- Born: Osvaldo Furtado 31 January 1977 Praia, Santiago, Cape Verde
- Origin: Cape Verdean
- Died: 12 January 2010 (aged 32) Ponta do Sol, Santo Antão, Cape Verde
- Occupation: singer
- Instrument: vocals

= Vadú =

Vadú, nickname of Osvaldo Furtado, (January 31, 1977 - January 12, 2010) was a Cape Verdean singer and musician. He defined himself as a real "Badiu" or ironically as a "civilized Black".

He was a nephew of the brothers of Zezé and Zeca di Nha Reinalda, two great names of the Santiago Island musical scene, Vadú studied in Cuba between 1990 and 1993 where he "drank" the current of Cuban music.

He appeared in music in 2002 with his first album Ayan (English: yes, Portuguese: sim), in which he contributed three tracks.
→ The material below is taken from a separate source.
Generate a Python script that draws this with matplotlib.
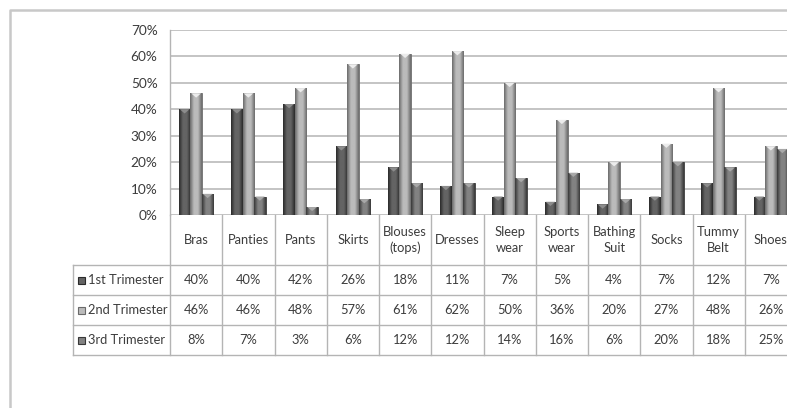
import numpy as np
import matplotlib
matplotlib.use("Agg")
import matplotlib.pyplot as plt
from matplotlib.patches import Polygon, Rectangle
from matplotlib.lines import Line2D
from matplotlib.colors import LinearSegmentedColormap
import matplotlib.transforms as mtransforms

# Chart data
categories = ["Bras", "Panties", "Pants", "Skirts", "Blouses\n(tops)", "Dresses",
              "Sleep\nwear", "Sports\nwear", "Bathing\nSuit", "Socks", "Tummy\nBelt", "Shoes"]
series_names = ["1st Trimester", "2nd Trimester", "3rd Trimester"]
first_trimester = [40, 40, 42, 26, 18, 11, 7, 5, 4, 7, 12, 7]
second_trimester = [46, 46, 48, 57, 61, 62, 50, 36, 20, 27, 48, 26]
third_trimester = [8, 7, 3, 6, 12, 12, 14, 16, 6, 20, 18, 25]
y_ticks = [0, 10, 20, 30, 40, 50, 60, 70]

# Styling (edge colour, centre colour, bevel colour) per series
SHADES = [("#2a2a2a", "#646464", "#8c8c8c"),
          ("#6a6a6a", "#bbbbbb", "#ececec"),
          ("#383838", "#828282", "#a8a8a8")]
TEXT_COLOR = "#3c3c3c"
LINE_COLOR = "#b4b4b4"
FONT = ["Lato", "DejaVu Sans"]
FS = 9.3

W, H = 787, 408
plt.rcParams['font.family'] = FONT


def fx(px):
    return px / W


def fy(py):
    return (H - py) / H


fig = plt.figure(figsize=(W / 100, H / 100), dpi=100)
fig.patch.set_facecolor("white")

# plot area runs a little past the right edge, as in the cropped original
ax = fig.add_axes([fx(170), fy(215), fx(797) - fx(170), fy(30) - fy(215)])

x = np.arange(len(categories))
bar_w = 0.22
offsets = [-bar_w, 0, bar_w]
all_series = [first_trimester, second_trimester, third_trimester]

for values, off, (edge, mid, bevel) in zip(all_series, offsets, SHADES):
    cmap = LinearSegmentedColormap.from_list("shade", [edge, mid, mid, edge])
    bars = ax.bar(x + off, values, bar_w, color=mid, edgecolor=edge, linewidth=0.6, zorder=3)
    grad = np.linspace(0, 1, 64).reshape(1, -1)
    for b in bars:
        x0, w, h = b.get_x(), b.get_width(), b.get_height()
        im = ax.imshow(grad, cmap=cmap, extent=[x0, x0 + w, 0, h], aspect="auto",
                       origin="lower", zorder=3.5, interpolation="bilinear")
        im.set_clip_path(b)
        depth = min(1.6, h * 0.5)
        tri = Polygon([[x0 + w * 0.08, h], [x0 + w * 0.92, h], [x0 + w * 0.5, h - depth]],
                      closed=True, facecolor=bevel, edgecolor="none", zorder=4)
        ax.add_patch(tri)

ax.set_xlim(-0.5, len(categories) - 0.5)
ax.set_ylim(0, 70)
ax.set_yticks(y_ticks)
ax.set_yticklabels([f"{v}%" for v in y_ticks], fontsize=FS + 0.5, color=TEXT_COLOR)
ax.set_xticks([])
ax.tick_params(axis="y", length=0, pad=9)
ax.grid(axis="y", color="#c4c4c4", linewidth=1.4, zorder=0)
ax.set_axisbelow(True)
for side in ["top", "right", "bottom"]:
    ax.spines[side].set_visible(False)
ax.spines["left"].set_color(LINE_COLOR)
ax.spines["left"].set_linewidth(1.0)

# data table below the plot
blend = mtransforms.blended_transform_factory(ax.transData, fig.transFigure)
row_lines = [265, 295, 325, 355]
for i in range(len(categories) + 1):
    ax.add_line(Line2D([i - 0.5, i - 0.5], [fy(215), fy(355)], transform=blend,
                       color=LINE_COLOR, linewidth=1.0, clip_on=False))
for py in row_lines:
    fig.add_artist(Line2D([fx(73), 1.0], [fy(py), fy(py)], color=LINE_COLOR, linewidth=1.0))
fig.add_artist(Line2D([fx(73), fx(73)], [fy(265), fy(355)], color=LINE_COLOR, linewidth=1.0))

for i, cat in enumerate(categories):
    ax.text(i, fy(240), cat, transform=blend, ha="center", va="center",
            fontsize=FS, color=TEXT_COLOR, linespacing=1.3, clip_on=False)

row_centers = [280, 310, 340]
for name, values, (edge, mid, bevel), py in zip(series_names, all_series, SHADES, row_centers):
    fig.add_artist(Rectangle((fx(78), fy(py + 3.5)), fx(7), fy(py - 3.5) - fy(py + 3.5),
                             facecolor=mid, edgecolor=edge, linewidth=0.8))
    fig.text(fx(88), fy(py), name, ha="left", va="center", fontsize=FS, color=TEXT_COLOR)
    for i, v in enumerate(values):
        ax.text(i, fy(py), f"{v}%", transform=blend, ha="center", va="center",
                fontsize=FS, color=TEXT_COLOR, clip_on=False)

# outer chart border (top and left visible in the crop)
fig.add_artist(Line2D([fx(10), fx(10), 1.0], [0.0, fy(10), fy(10)],
                      color="#c8c8c8", linewidth=1.8))

fig.savefig("out.png", dpi=100)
Accompanied by members of the funaná sensational group Ferro Gaita, he later recorded two discs: Nha raiz (or Nha rais, My roots) in 2004 with the participation of renowned Cape Verdean musicians, and Dixi Rubera in 2007 where he continued the path of popular rhythms and interior styles of Santiago including batuque, tabanka and funaná along with Latin influences.

He was also a virtuoso guitarist, having taken part in Cape Verdean music festivals including Gamboa and Baía das Gatas and abroad in Portugal and the 32nd Dunya Festival in the Netherlands.

He died at the age of 32 of a car accident in which his vehicle fell 50 meters into a ravine. His body was found two days later.